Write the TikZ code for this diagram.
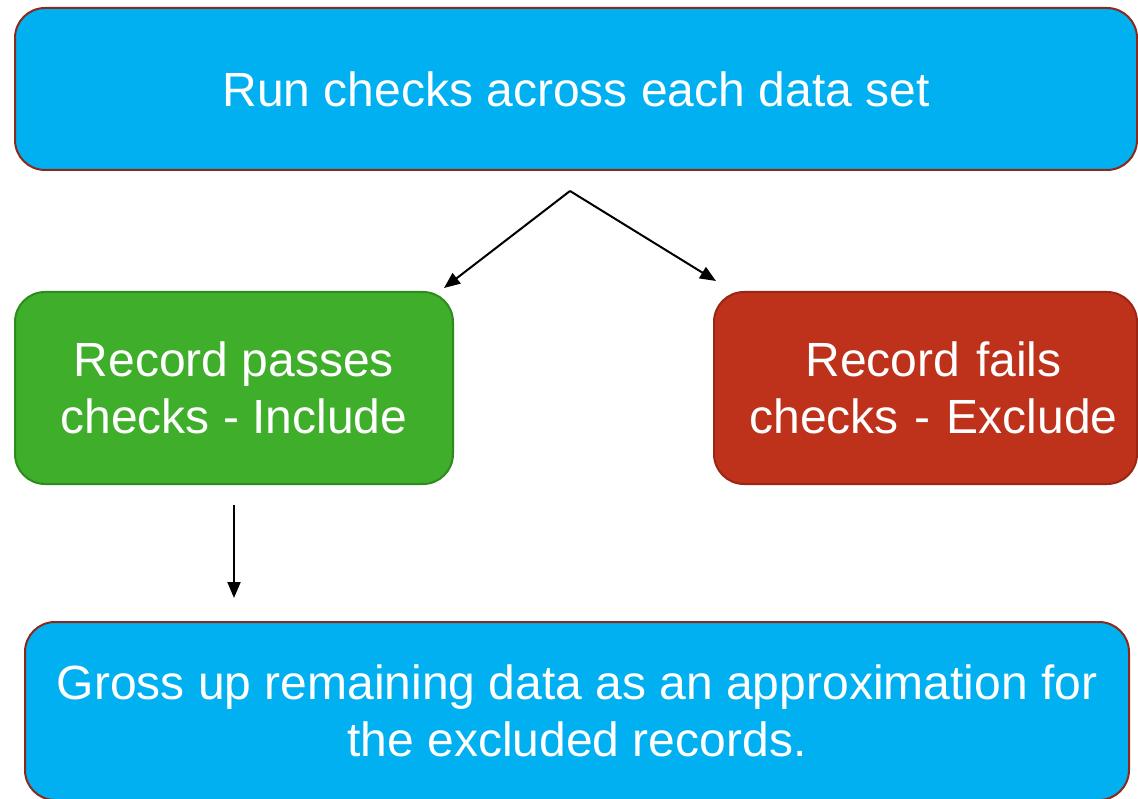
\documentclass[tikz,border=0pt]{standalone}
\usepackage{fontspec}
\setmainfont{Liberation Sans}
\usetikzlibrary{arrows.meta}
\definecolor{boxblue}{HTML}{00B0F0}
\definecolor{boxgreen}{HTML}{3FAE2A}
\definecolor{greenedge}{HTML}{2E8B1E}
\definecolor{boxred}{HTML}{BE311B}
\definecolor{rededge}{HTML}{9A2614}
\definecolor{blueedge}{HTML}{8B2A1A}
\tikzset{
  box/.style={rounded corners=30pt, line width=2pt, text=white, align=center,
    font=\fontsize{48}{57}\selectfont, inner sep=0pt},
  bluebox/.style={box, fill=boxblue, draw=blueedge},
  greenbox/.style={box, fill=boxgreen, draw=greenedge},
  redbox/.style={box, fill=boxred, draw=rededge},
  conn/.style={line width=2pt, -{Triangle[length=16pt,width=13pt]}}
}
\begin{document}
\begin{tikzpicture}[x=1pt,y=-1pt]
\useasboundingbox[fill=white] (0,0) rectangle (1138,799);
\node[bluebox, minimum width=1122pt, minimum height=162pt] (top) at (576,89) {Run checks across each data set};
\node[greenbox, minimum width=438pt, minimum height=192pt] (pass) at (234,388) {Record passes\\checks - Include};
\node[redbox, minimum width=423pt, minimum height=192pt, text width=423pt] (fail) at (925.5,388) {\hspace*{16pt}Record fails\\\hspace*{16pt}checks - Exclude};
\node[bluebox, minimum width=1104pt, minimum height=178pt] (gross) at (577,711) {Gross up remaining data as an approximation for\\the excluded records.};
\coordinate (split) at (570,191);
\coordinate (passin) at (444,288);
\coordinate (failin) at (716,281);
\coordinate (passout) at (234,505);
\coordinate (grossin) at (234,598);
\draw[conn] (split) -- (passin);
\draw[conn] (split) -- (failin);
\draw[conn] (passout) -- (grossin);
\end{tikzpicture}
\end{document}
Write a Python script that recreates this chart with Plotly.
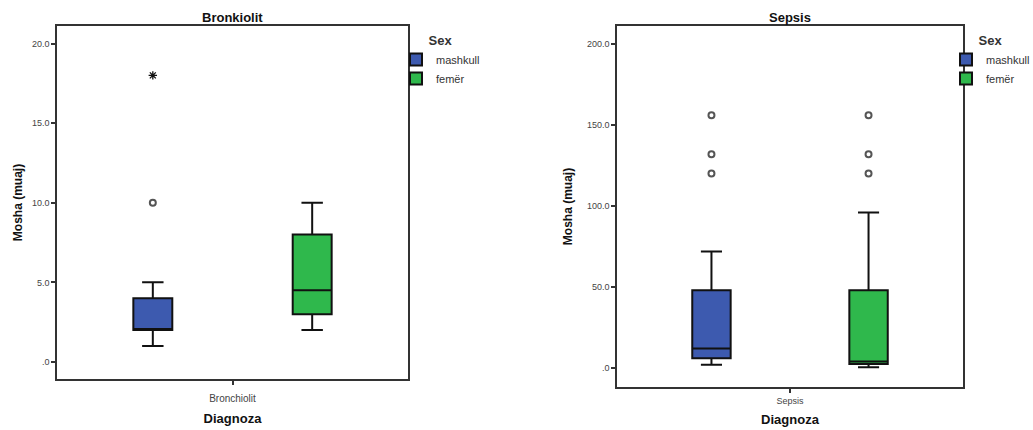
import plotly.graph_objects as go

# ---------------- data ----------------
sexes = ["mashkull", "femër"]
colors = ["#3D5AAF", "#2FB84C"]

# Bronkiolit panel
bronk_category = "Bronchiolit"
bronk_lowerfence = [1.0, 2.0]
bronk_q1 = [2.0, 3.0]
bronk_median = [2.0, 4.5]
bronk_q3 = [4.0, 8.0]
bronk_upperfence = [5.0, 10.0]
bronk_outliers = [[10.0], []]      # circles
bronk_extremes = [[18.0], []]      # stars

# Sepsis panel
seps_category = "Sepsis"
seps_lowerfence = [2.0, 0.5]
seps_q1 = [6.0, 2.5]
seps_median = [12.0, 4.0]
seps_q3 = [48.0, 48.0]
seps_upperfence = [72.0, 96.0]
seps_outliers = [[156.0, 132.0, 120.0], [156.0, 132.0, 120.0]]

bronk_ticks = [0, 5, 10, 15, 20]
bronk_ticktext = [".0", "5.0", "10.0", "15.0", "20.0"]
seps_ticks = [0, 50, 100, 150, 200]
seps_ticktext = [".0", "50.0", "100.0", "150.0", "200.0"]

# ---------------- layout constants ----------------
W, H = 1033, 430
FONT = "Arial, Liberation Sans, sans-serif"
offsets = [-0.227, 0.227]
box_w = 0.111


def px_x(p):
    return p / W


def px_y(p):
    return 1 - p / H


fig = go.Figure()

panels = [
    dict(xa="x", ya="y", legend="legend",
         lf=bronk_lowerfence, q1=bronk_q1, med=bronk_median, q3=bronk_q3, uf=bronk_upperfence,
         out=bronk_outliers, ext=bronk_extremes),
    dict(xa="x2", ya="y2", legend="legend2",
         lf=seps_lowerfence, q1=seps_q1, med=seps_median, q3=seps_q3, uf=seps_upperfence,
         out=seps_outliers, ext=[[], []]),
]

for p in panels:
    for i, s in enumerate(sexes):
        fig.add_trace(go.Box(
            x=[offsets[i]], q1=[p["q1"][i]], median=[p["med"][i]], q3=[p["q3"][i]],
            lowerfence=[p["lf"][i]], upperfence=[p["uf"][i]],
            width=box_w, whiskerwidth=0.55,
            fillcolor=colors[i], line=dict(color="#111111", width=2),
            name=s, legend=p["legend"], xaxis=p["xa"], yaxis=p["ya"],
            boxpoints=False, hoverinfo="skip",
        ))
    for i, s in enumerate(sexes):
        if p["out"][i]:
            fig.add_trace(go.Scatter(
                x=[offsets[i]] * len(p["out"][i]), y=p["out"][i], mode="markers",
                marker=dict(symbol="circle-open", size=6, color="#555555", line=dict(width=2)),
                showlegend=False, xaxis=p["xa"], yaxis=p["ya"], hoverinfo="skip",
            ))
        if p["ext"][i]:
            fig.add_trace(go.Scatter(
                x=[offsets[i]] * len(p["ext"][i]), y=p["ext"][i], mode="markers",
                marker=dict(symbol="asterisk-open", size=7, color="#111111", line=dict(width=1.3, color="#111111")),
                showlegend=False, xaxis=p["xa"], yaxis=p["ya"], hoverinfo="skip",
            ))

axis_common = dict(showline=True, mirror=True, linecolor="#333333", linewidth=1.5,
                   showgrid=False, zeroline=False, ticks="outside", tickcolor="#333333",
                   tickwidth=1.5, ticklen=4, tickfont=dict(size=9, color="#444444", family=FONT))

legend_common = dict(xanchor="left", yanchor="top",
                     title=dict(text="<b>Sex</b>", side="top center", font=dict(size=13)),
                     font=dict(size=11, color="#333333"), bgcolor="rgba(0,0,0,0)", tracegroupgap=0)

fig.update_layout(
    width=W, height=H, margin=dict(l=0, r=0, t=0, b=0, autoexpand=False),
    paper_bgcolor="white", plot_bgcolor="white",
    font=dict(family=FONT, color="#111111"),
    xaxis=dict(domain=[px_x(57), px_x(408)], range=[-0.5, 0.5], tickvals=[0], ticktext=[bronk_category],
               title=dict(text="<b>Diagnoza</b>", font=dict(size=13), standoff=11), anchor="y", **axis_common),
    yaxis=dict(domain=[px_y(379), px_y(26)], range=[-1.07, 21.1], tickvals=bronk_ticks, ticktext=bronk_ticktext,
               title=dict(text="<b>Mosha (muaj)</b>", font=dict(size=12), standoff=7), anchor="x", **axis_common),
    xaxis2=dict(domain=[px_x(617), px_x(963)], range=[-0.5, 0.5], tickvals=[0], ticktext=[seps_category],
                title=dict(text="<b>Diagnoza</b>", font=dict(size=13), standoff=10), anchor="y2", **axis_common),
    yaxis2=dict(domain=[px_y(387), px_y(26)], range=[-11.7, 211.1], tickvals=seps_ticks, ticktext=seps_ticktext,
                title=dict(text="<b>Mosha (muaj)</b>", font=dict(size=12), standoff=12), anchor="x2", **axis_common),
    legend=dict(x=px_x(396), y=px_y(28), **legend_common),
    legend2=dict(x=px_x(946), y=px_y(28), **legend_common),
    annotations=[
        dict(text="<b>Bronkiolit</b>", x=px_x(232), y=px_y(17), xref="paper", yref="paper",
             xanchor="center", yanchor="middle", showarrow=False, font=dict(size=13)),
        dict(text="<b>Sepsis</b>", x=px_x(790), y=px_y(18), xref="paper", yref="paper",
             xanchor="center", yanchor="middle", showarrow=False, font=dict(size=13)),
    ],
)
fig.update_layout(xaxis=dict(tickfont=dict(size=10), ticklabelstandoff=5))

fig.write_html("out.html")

◇ ◇ ◇ ◇

■ Exercise ■
Using the listing above, show every line that includes the string "this".

■ Result of the exercise ■
Write the TikZ code for this diagram.
Write a Python script that recreates this chart with Plotly.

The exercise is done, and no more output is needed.